(capeforchulight.com) Cape Forchu Lightstation, Yarmouth, Nova Scotia is the Beacon to Canada. The Cape has been welcoming visitors since 1604, when Samuel de Champlain landed and named the area “Cap Forchu,” meaning forked tongue of land. By the mid-nineteenth century, the Town of Yarmouth was a booming seaport with vessels coming in an out of the harbour and therefore the Cape was the ideal position for a lighthouse and foghorn; by 1870, Yarmouth was at its peak and was the second largest port of registry in Canada.
Here the lighthouse could protect vessels both approaching and entering the harbour. And so the Cape Forchu light, also commonly known as the Yarmouth Light, was constructed in 1839. The light itself stood 126 feet above sea level and 91 feet above ground. In 1869, a fog alarm was installed that sounded with a four-second blast every 26 seconds. The alarm was kept in another building away from the light, and in heavy storms, the keeper had to make a dangerous march along a narrow, exposed path overlooking cliffs to tend to the fog alarm.
The light in the original tower was lit on January 15th, 1840. The first lighting apparatus was a kerosene lamp and had to be watched carefully for it could easily go out. It was later changed to a kerosene-fueled vapor system. A tank of kerosene was lugged up the circular steps every evening, heated until it became a vapor and fed into a mantle. One lightkeeper, Herbert Cunningham, said that in his 30 year tenure, he climbed the tower stairs at least 47,000 times. Life as a lightkeeper became a lot easier when, in 1940, electricity finally came to the Cape.

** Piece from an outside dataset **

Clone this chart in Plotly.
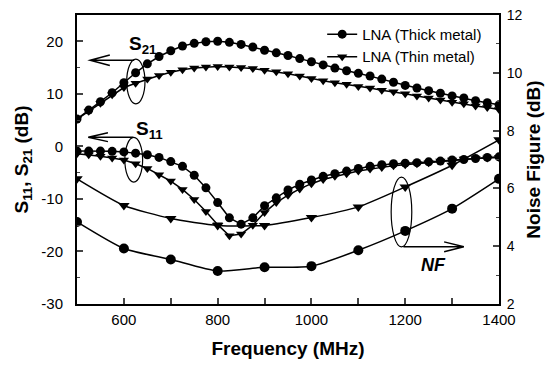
import plotly.graph_objects as go

# ---------------- data ----------------
freq_s = [500, 525, 550, 575, 600, 625, 650, 675, 700, 725, 750, 775, 800, 825, 850, 875,
          900, 925, 950, 975, 1000, 1025, 1050, 1075, 1100, 1125, 1150, 1175, 1200, 1225,
          1250, 1275, 1300, 1325, 1350, 1375, 1400]

s21_thick = [5.2, 6.9, 8.5, 10.2, 12.1, 14.0, 15.7, 17.1, 18.2, 19.1, 19.6, 19.9, 20.0, 19.8,
             19.4, 18.9, 18.3, 17.8, 17.3, 16.7, 16.1, 15.5, 14.9, 14.4, 13.9, 13.4, 12.8,
             12.2, 11.6, 11.1, 10.6, 10.1, 9.6, 9.2, 8.7, 8.3, 7.9]
s21_thin = [5.2, 6.7, 8.2, 9.8, 11.2, 12.0, 12.8, 13.5, 14.1, 14.6, 14.9, 15.1, 15.2, 15.1,
            15.0, 14.8, 14.5, 14.2, 13.8, 13.4, 12.9, 12.5, 12.1, 11.8, 11.4, 11.1, 10.7,
            10.4, 10.0, 9.6, 9.2, 8.8, 8.4, 8.1, 7.7, 7.4, 7.0]
s11_thick = [-0.9, -0.9, -0.9, -0.95, -1.05, -1.3, -1.6, -2.1, -2.9, -3.8, -5.5, -7.9, -10.7,
             -13.6, -14.8, -13.6, -11.3, -9.8, -8.3, -7.2, -6.4, -5.7, -5.2, -4.7, -4.2, -3.8,
             -3.5, -3.3, -3.2, -3.1, -2.95, -2.8, -2.6, -2.5, -2.3, -2.1, -2.0]
s11_thin = [-1.4, -1.6, -1.9, -2.2, -2.6, -3.3, -4.2, -5.4, -6.6, -8.2, -10.1, -12.4, -14.9,
            -17.0, -16.7, -15.0, -12.6, -10.7, -9.3, -8.1, -7.1, -6.3, -5.7, -5.2, -4.7, -4.3,
            -4.0, -3.7, -3.5, -3.3, -3.1, -2.8, -2.6, -2.4, -2.3, -2.2, -2.1]

freq_nf = [500, 600, 700, 800, 900, 1000, 1100, 1200, 1300, 1400]
nf_thick = [4.84, 3.92, 3.54, 3.14, 3.27, 3.31, 3.86, 4.53, 5.30, 6.33]
nf_thin = [6.33, 5.41, 4.96, 4.72, 4.72, 4.99, 5.36, 6.05, 6.80, 7.68]

series_names = ["LNA (Thick metal)", "LNA (Thin metal)"]
x_tick_vals = [600, 800, 1000, 1200, 1400]
y1_tick_vals = [20, 10, 0, -10, -20, -30]
y1_tick_text = ["20", "10", "0", "-10", "-20", "-30"]
y2_tick_vals = [2, 4, 6, 8, 10, 12]

FONT = "Liberation Sans, Arial, sans-serif"
BLACK = "black"

fig = go.Figure()

def add(x, y, sym, name, show, axis="y", msize=8, shape="linear"):
    fig.add_trace(go.Scatter(
        x=x, y=y, mode="lines+markers", name=name, showlegend=show, yaxis=axis,
        line=dict(color=BLACK, width=1.5, shape=shape, smoothing=0.6),
        marker=dict(symbol=sym, size=msize, color=BLACK),
    ))

add(freq_s, s21_thick, "circle", series_names[0], True, msize=9)
add(freq_s, s21_thin, "triangle-down", series_names[1], True, msize=9)
add(freq_s, s11_thick, "circle", series_names[0], False, msize=9)
add(freq_s, s11_thin, "triangle-down", series_names[1], False, msize=9)
add(freq_nf, nf_thick, "circle", series_names[0], False, axis="y2", msize=10, shape="spline")
add(freq_nf, nf_thin, "triangle-down", series_names[1], False, axis="y2", msize=10, shape="spline")

# ellipses
shapes = [
    dict(type="circle", xref="x", yref="y", x0=606, x1=645, y0=8.1, y1=16.6,
         line=dict(color=BLACK, width=1.2)),
    dict(type="circle", xref="x", yref="y", x0=602, x1=640, y0=-6.8, y1=1.7,
         line=dict(color=BLACK, width=1.2)),
    dict(type="circle", xref="x", yref="y2", x0=1170, x1=1214, y0=3.98, y1=6.39,
         line=dict(color=BLACK, width=1.2)),
    # arrows (line + open head)
    dict(type="path", xref="x", yref="y",
         path="M 622 16.4 L 528 16.4 M 570 17.4 L 528 16.4 L 570 15.4",
         line=dict(color=BLACK, width=1.5)),
    dict(type="path", xref="x", yref="y",
         path="M 620 1.75 L 524 1.75 M 566 2.6 L 524 1.75 L 566 0.9",
         line=dict(color=BLACK, width=1.5)),
    dict(type="path", xref="x", yref="y2",
         path="M 1196 3.98 L 1325 3.98 M 1283 4.15 L 1325 3.98 L 1283 3.81",
         line=dict(color=BLACK, width=1.5)),
]

annotations = [
    dict(text="<b>S<sub>21</sub></b>", x=640, y=19.3, xref="x", yref="y", showarrow=False,
         font=dict(size=19, family=FONT, color=BLACK)),
    dict(text="<b>S<sub>11</sub></b>", x=655, y=3.2, xref="x", yref="y", showarrow=False,
         font=dict(size=19, family=FONT, color=BLACK)),
    dict(text="<b><i>NF</i></b>", x=1260, y=3.34, xref="x", yref="y2", showarrow=False,
         font=dict(size=18, family=FONT, color=BLACK)),
]

# the page body has an 8px margin, so the figure is sized to fill the rest of the window
fig.update_layout(
    width=545, height=359,
    margin=dict(l=69, r=54, t=7, b=63, autoexpand=False),
    paper_bgcolor="white", plot_bgcolor="white",
    font=dict(family=FONT, color=BLACK, size=15),
    shapes=shapes, annotations=annotations,
    legend=dict(x=0.581, y=0.99, xanchor="left", yanchor="top",
                bgcolor="rgba(0,0,0,0)", font=dict(size=15, family=FONT),
                tracegroupgap=0, itemwidth=30),
    xaxis=dict(range=[500, 1400], tickvals=x_tick_vals, ticks="inside", ticklen=6,
               tickwidth=1.5, showline=True, linewidth=2, linecolor=BLACK, mirror=True,
               showgrid=False, zeroline=False, tickfont=dict(size=15), automargin=False,
               ticklabelstandoff=1, ticklabeloverflow="allow",
               minor=dict(dtick=100, tick0=500, ticks="inside", ticklen=6, tickwidth=1.5),
               title=dict(text="<b>Frequency (MHz)</b>", font=dict(size=19), standoff=15)),
    yaxis=dict(range=[-30, 25], tickvals=y1_tick_vals, ticktext=y1_tick_text,
               ticks="inside", ticklen=6,
               tickwidth=1.5, showline=True, linewidth=2, linecolor=BLACK, mirror=True,
               showgrid=False, zeroline=False, tickfont=dict(size=15), automargin=False,
               ticklabelstandoff=9, ticklabeloverflow="allow",
               minor=dict(dtick=5, tick0=0, ticks="inside", ticklen=3, tickwidth=1.2),
               title=dict(text="<b>S<sub>11</sub>, S<sub>21</sub> (dB)</b>",
                          font=dict(size=19), standoff=8)),
    yaxis2=dict(range=[2, 12], tickvals=y2_tick_vals, overlaying="y", side="right",
                ticks="inside", ticklen=6, tickwidth=1.5, showline=True, linewidth=2,
                linecolor=BLACK, showgrid=False, zeroline=False, tickfont=dict(size=14),
                ticklabelstandoff=3, automargin=False, ticklabeloverflow="allow",
                minor=dict(dtick=1, tick0=2, ticks="inside", ticklen=3, tickwidth=1.2),
                title=dict(text="<b>Noise Figure (dB)</b>", font=dict(size=19), standoff=3)),
)

fig.write_html("out.html")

It was then replaced in 1962 by a globe made up of a series of prismatic rings of glass; each ring cut at such mathematically precise angles that, as the globe rotated, the light from within refracted and reflected to send rays out over the ocean. The fundamental theory was simple: a bright light inside a revolving globe. The white beam of light was visible up to 32 kilometers [20 miles]. The first Cape Forchu lens was built in France by a French physicist named Augustin-Jean Fresnel, who improved the way lighthouses radiated light by replacing mirrors with compound lenses. These flashes not only warned sailors of impending danger, but actually identified the particular light. The lens weighed approximately 3,300 pounds and was surrounded by a ring of 360 prisms. The cost was $38,000.00.